En el segundo siglo de nuestra era, Luciano de Samosata compuso una Historia verídica, que encierra, entre otras maravillas, una descripción de los selenitas, que (según el verídico historiador) hilan y cardan los metales y el vidrio, se quitan y se ponen los ojos, beben zumo de aire o aire exprimido. A principios del siglo xvi, Ludovico Ariosto imaginó que un paladín descubre en la Luna todo lo que se pierde en la Tierra: las lágrimas y suspiros de los amantes, el tiempo malgastado en el juego, los proyectos inútiles y los no saciados anhelos. En el siglo xvii, Kepler redactó un Somnium Astronomicum, que finge ser la transcripción de un libro leído en un sueño, cuyas páginas prolijamente revelan la conformación y los hábitos de las serpientes de la Luna que durante los ardores del día se guarecen en profundas cavernas y salen al atardecer. Entre el primero y el segundo de estos viajes imaginarios hay mil trescientos años y entre el segundo y el tercero, unos cien; los dos primeros son, sin embargo, invenciones irresponsables y libres y el tercero está como entorpecido por un afán de verosimilitud. La razón es clara: para Luciano y para Ariosto, un viaje a la Luna era símbolo o arquetipo de lo imposible; para Kepler ya era una posibilidad, como para nosotros. ¿No publicó por aquellos años John Wilkins, inventor de una lengua universal, su Descubrimiento de Un mundo en la Luna, discurso tendiente a demostrar que puede haber otro Mundo habitable en aquel Planeta, con un apéndice titulado Discurso sobre la Posibilidad de una Travesía? En las Noches áticas de Aulo Gelio se lee que Arquitas el pitagórico fabricó una paloma de madera que andaba por el aire; Wilkins predice que un vehículo de mecanismo análogo o parecido nos llevará, algún día, a la Luna.

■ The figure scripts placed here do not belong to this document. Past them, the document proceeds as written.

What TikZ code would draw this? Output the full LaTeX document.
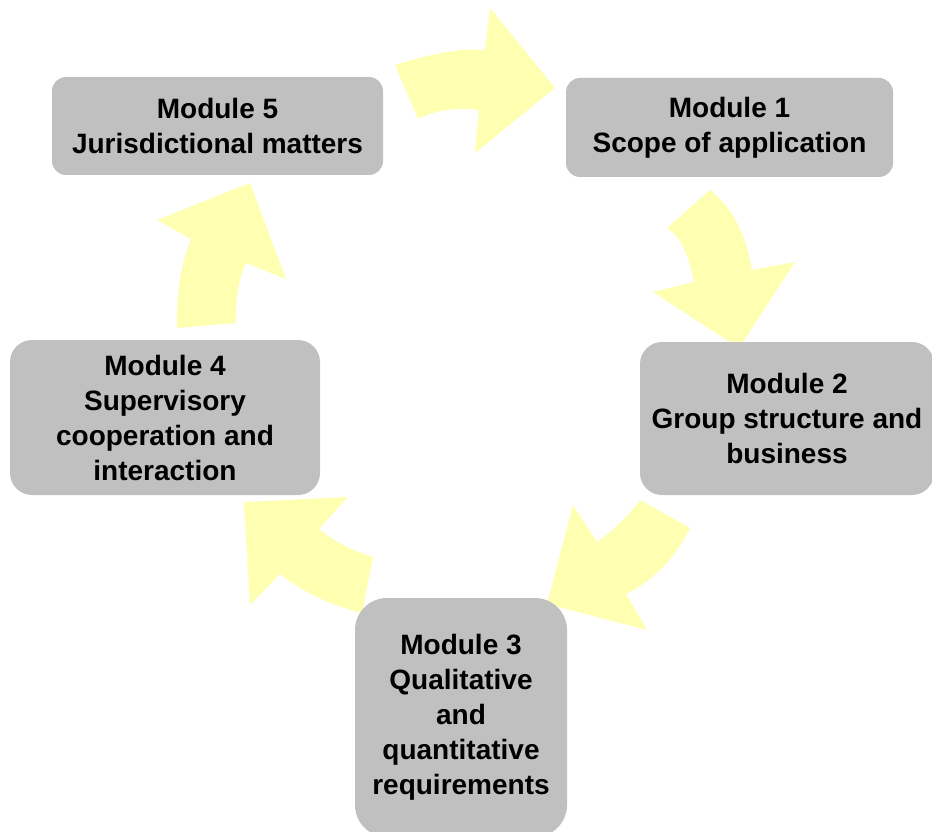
\documentclass[tikz,border=0pt]{standalone}
\usepackage{fontspec}
\setmainfont{Liberation Sans}
\definecolor{boxgray}{RGB}{192,192,192}
\definecolor{arrowyellow}{RGB}{255,255,178}
\begin{document}
\begin{tikzpicture}[x=1pt,y=-1pt,
  modbox/.style={fill=boxgray, draw=none, inner sep=0pt, align=center,
    font=\fontsize{28}{35}\selectfont\bfseries},
  cyclearrow/.style={fill=arrowyellow, draw=none}]
\useasboundingbox (0,0) rectangle (932,832);
\clip (0,0) rectangle (932,832);
% arrows
\fill[cyclearrow] (395,65) .. controls (434.3,52.7) and (464.3,47.7) .. (485,50)
  -- (490,8) -- (555,88) -- (475,153) -- (479,110)
  .. controls (456.7,107) and (436.3,110) .. (418,119) -- cycle;
\fill[cyclearrow] (710,190) .. controls (732,207.3) and (746,234) .. (752,270)
  -- (795,262) -- (739,348) -- (653,292) -- (694,282)
  .. controls (688.3,253.3) and (679.3,235.3) .. (667,228) -- cycle;
\fill[cyclearrow] (690,528) .. controls (675.3,558) and (654,580) .. (626,594)
  -- (647,630) -- (547,604) -- (573,505) -- (597,542)
  .. controls (613.3,530.7) and (627.7,516.7) .. (640,500) -- cycle;
\fill[cyclearrow] (362,613) .. controls (329.3,604.7) and (302,591.7) .. (280,574)
  -- (250,605) -- (244,502) -- (348,497) -- (319,529)
  .. controls (333,541) and (351,550.3) .. (373,557) -- cycle;
\fill[cyclearrow] (177,328) .. controls (176.3,293.7) and (181,264) .. (191,239)
  -- (157,220) -- (250,183) -- (286,279) -- (246,263)
  .. controls (238.7,279) and (235.3,299) .. (236,323) -- cycle;
% boxes
\node[modbox, minimum width=331pt, minimum height=98pt, rounded corners=14pt] (m5) at (217.5,126)
  {Module 5\\Jurisdictional matters};
\node[modbox, minimum width=327pt, minimum height=99pt, rounded corners=14pt] (m1) at (729.5,127.5)
  {Module 1\\Scope of application};
\node[modbox, minimum width=294pt, minimum height=153pt, rounded corners=22pt] (m2) at (787,418.5)
  {Module 2\\Group structure and\\business};
\node[modbox, minimum width=310pt, minimum height=155pt, rounded corners=22pt] (m4) at (165,417.5)
  {Module 4\\Supervisory\\cooperation and\\interaction};
\node[modbox, minimum width=212pt, minimum height=239pt, rounded corners=32pt] (m3) at (461,717.5)
  {Module 3\\Qualitative\\and\\quantitative\\requirements};
\end{tikzpicture}
\end{document}
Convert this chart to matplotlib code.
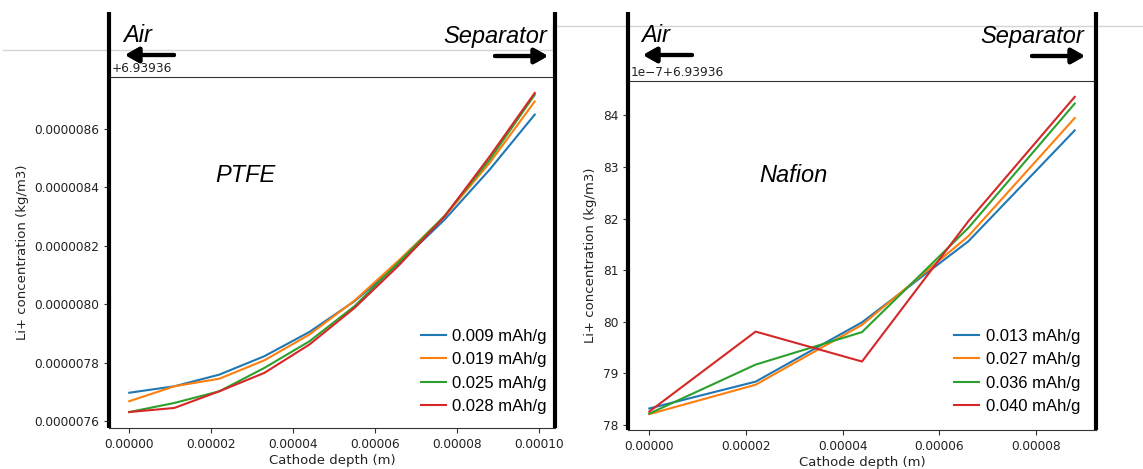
import matplotlib
matplotlib.use("Agg")
import matplotlib.pyplot as plt
from matplotlib.lines import Line2D
from matplotlib.ticker import MultipleLocator, FuncFormatter, FormatStrFormatter

# Li+ concentration given as (value - 6.93936) in units of 1e-7 kg/m3
ptfe_depth = [0.0, 1.1e-5, 2.2e-5, 3.3e-5, 4.4e-5, 5.5e-5, 6.6e-5, 7.7e-5, 8.8e-5, 9.9e-5]
ptfe_labels = ["0.009 mAh/g", "0.019 mAh/g", "0.025 mAh/g", "0.028 mAh/g"]
ptfe_009 = [76.97, 77.19, 77.59, 78.22, 79.05, 80.10, 81.41, 82.89, 84.60, 86.48]
ptfe_019 = [76.68, 77.19, 77.45, 78.08, 78.96, 80.12, 81.52, 83.00, 84.83, 86.93]
ptfe_025 = [76.31, 76.62, 77.02, 77.82, 78.73, 79.93, 81.46, 83.02, 84.94, 87.16]
ptfe_028 = [76.31, 76.45, 77.02, 77.65, 78.62, 79.87, 81.35, 83.00, 85.05, 87.22]

nafion_depth = [0.0, 2.2e-5, 4.4e-5, 6.6e-5, 8.8e-5]
nafion_labels = ["0.013 mAh/g", "0.027 mAh/g", "0.036 mAh/g", "0.040 mAh/g"]
nafion_013 = [78.32, 78.84, 79.99, 81.56, 83.71]
nafion_027 = [78.21, 78.78, 79.94, 81.66, 83.95]
nafion_036 = [78.22, 79.17, 79.80, 81.82, 84.23]
nafion_040 = [78.26, 79.81, 79.23, 81.95, 84.36]

W, H = 1143, 469
colors = ["#1f77b4", "#ff7f0e", "#2ca02c", "#d62728"]
sans = ["Liberation Sans", "DejaVu Sans"]


def fx(x):
    return x / W


def fy(y):
    return 1 - y / H


fig = plt.figure(figsize=(W / 100, H / 100), dpi=100)

# screenshot border lines in the background
fig.add_artist(Line2D([fx(3), fx(553), fx(553), fx(W)], [fy(50), fy(50), fy(26), fy(26)],
                      transform=fig.transFigure, color="#d4d4d4", lw=1, zorder=0))

panels = [
    dict(box=(109, 555, 77, 428), depth=ptfe_depth, series=[ptfe_009, ptfe_019, ptfe_025, ptfe_028],
         labels=ptfe_labels, name="PTFE", name_pos=(0.305, 0.72), offset="+6.93936",
         air=(123, 174), sep=(547, 495), leg=(0.982, 0.04)),
    dict(box=(628, 1096, 81, 430), depth=nafion_depth, series=[nafion_013, nafion_027, nafion_036, nafion_040],
         labels=nafion_labels, name="Nafion", name_pos=(0.353, 0.73), offset="1e\u22127+6.93936",
         air=(641, 692), sep=(1084, 1032), leg=(0.966, 0.046)),
]

for i, p in enumerate(panels):
    x0, x1, y0, y1 = p["box"]
    ax = fig.add_axes([fx(x0), fy(y1), (x1 - x0) / W, (y1 - y0) / H])
    for s, lab, c in zip(p["series"], p["labels"], colors):
        ax.plot(p["depth"], s, color=c, lw=1.5, label=lab)

    ax.xaxis.set_major_locator(MultipleLocator(2e-5))
    ax.xaxis.set_major_formatter(FormatStrFormatter("%.5f"))
    if i == 0:
        ax.yaxis.set_major_locator(MultipleLocator(2))
        ax.yaxis.set_major_formatter(FuncFormatter(lambda v, _: f"{v * 1e-7:.7f}"))
    else:
        ax.yaxis.set_major_locator(MultipleLocator(1))
        ax.yaxis.set_major_formatter(FuncFormatter(lambda v, _: f"{v:.0f}"))
    ax.tick_params(labelsize=8.7, colors="#333333", labelcolor="#222222")
    ax.set_xlabel("Cathode depth (m)", fontsize=9.5, color="#222222", labelpad=2)
    ax.set_ylabel("Li+ concentration (kg/m3)", fontsize=9.5, color="#222222")
    for sp in ax.spines.values():
        sp.set_color("#333333")

    ax.text(3 / (x1 - x0), 1.005, p["offset"], transform=ax.transAxes, ha="left", va="bottom",
            fontsize=8.7, color="#222222")
    ax.text(p["name_pos"][0], p["name_pos"][1], p["name"], transform=ax.transAxes,
            ha="center", va="center", fontsize=17, style="italic", family=sans)

    ax.legend(loc="lower right", bbox_to_anchor=p["leg"], frameon=False,
              handlelength=1.5, handletextpad=0.4, labelspacing=0.5,
              borderaxespad=0, borderpad=0, prop={"family": sans, "size": 12})

    # thick boundary bars
    for xx in (x0, x1):
        fig.add_artist(Line2D([fx(xx), fx(xx)], [fy(12), fy(y1)], transform=fig.transFigure,
                              color="k", lw=3, solid_capstyle="butt", zorder=5))

    # Air / Separator labels with arrows
    fig.text(fx(p["air"][0]), fy(36), "Air", ha="left", va="center", fontsize=17,
             style="italic", family=sans)
    fig.text(fx(p["sep"][0]), fy(37), "Separator", ha="right", va="center", fontsize=17,
             style="italic", family=sans)
    arrow = dict(arrowstyle="-|>,head_length=0.8,head_width=0.45", lw=3, color="k",
                 shrinkA=0, shrinkB=0, mutation_scale=10)
    fig.add_artist(plt.annotate("", xy=(fx(p["air"][0] + 2), fy(55)), xytext=(fx(p["air"][1]), fy(55)),
                                xycoords="figure fraction", textcoords="figure fraction", arrowprops=arrow))
    fig.add_artist(plt.annotate("", xy=(fx(p["sep"][0] + 1), fy(56)), xytext=(fx(p["sep"][1]), fy(56)),
                                xycoords="figure fraction", textcoords="figure fraction", arrowprops=arrow))

fig.savefig("out.png", dpi=100, facecolor="white")
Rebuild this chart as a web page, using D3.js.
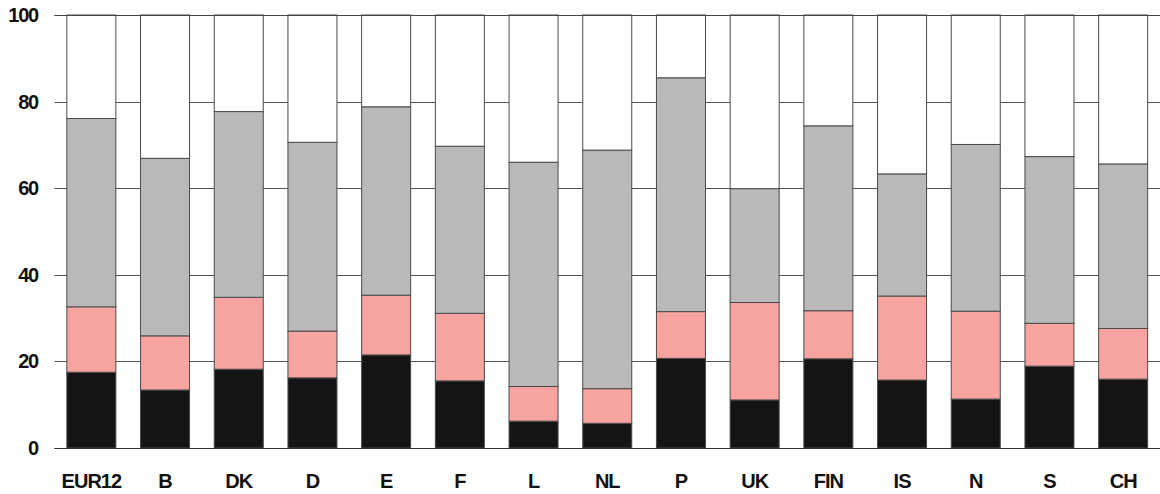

Por su carácter de anticipación de un porvenir posible o probable, el Somnium Astronomicum prefigura, si no me equivoco, el nuevo género narrativo que los americanos del norte denominan science-fiction o scientifiction y del que son admirable ejemplo estas Crónicas. Su tema es la conquista y colonización del planeta. Esta ardua empresa de los hombres futuros parece destinada a la épica, pero Ray Bradbury ha preferido (sin proponérselo, tal vez, y por secreta inspiración de su genio) un tono elegíaco. Los marcianos, que al principio del libro son espantosos, merecen su piedad cuando la aniquilación los alcanza. Vencen los hombres y el autor no se alegra de su victoria. Anuncia con tristeza y con desengaño la futura expansión del linaje humano sobre el planeta rojo —que su profecía nos revela como un desierto de vaga arena azul, con ruinas de ciudades ajedrezadas y ocasos amarillos y antiguos barcos para andar por la arena.

Otros autores estampan una fecha venidera y no les creemos, porque sabemos que se trata de una convención literaria; Bradbury escribe 2004 y sentimos la gravitación, la fatiga, la vasta y vaga acumulación del pasado —el dark bakward and abysm of Time del verso de Shakespeare—. Ya el Renacimiento observó, por boca de Giordano Bruno y de Bacon, que los verdaderos antiguos somos nosotros y no los hombres del Génesis o de Homero.

¿Qué ha hecho este hombre de Illinois, me pregunto, al cerrar las páginas de su libro, para que episodios de la conquista de otro planeta me llenen de terror y de soledad?

¿Cómo pueden tocarme estas fantasías; y de una manera tan íntima? Toda literatura (me atrevo a contestar) es simbólica; hay unas pocas experiencias fundamentales y es indiferente que un escritor, para transmitirlas, recurra a lo “fantástico” o a lo “real”, a Macbeth o a Raskolnikov, a la invasión de Bélgica en agosto de 1914 o a una invasión de Marte. ¿Qué importa la novela, o la novelería de la science-fiction? En este libro de apariencia fantasmagórica, Bradbury ha puesto sus largos domingos vacíos, su tedio americano, su soledad, como los puso Sinclair Lewis en Main Street.

Acaso “La tercera expedición” es la historia más alarmante de este volumen. Su horror (sospecho) es metafísico; la incertidumbre sobre la identidad de los huéspedes del capitán John Black insinúa incómodamente que tampoco sabemos quiénes somos ni cómo es, para Dios, nuestra cara. Quiero asimismo destacar el episodio titulado “El marciano”, que encierra una patética variación del mito de Proteo.

 

Hacia 1909 leí, con fascinada angustia, en el crepúsculo de una casa grande que ya no existe, Los primeros hombres en la Luna, de Wells. Por virtud de estas Crónicas, de concepción y ejecución muy diversa, me ha sido dado revivir, en los últimos días del otoño de 1954, aquellos deleitables terrores.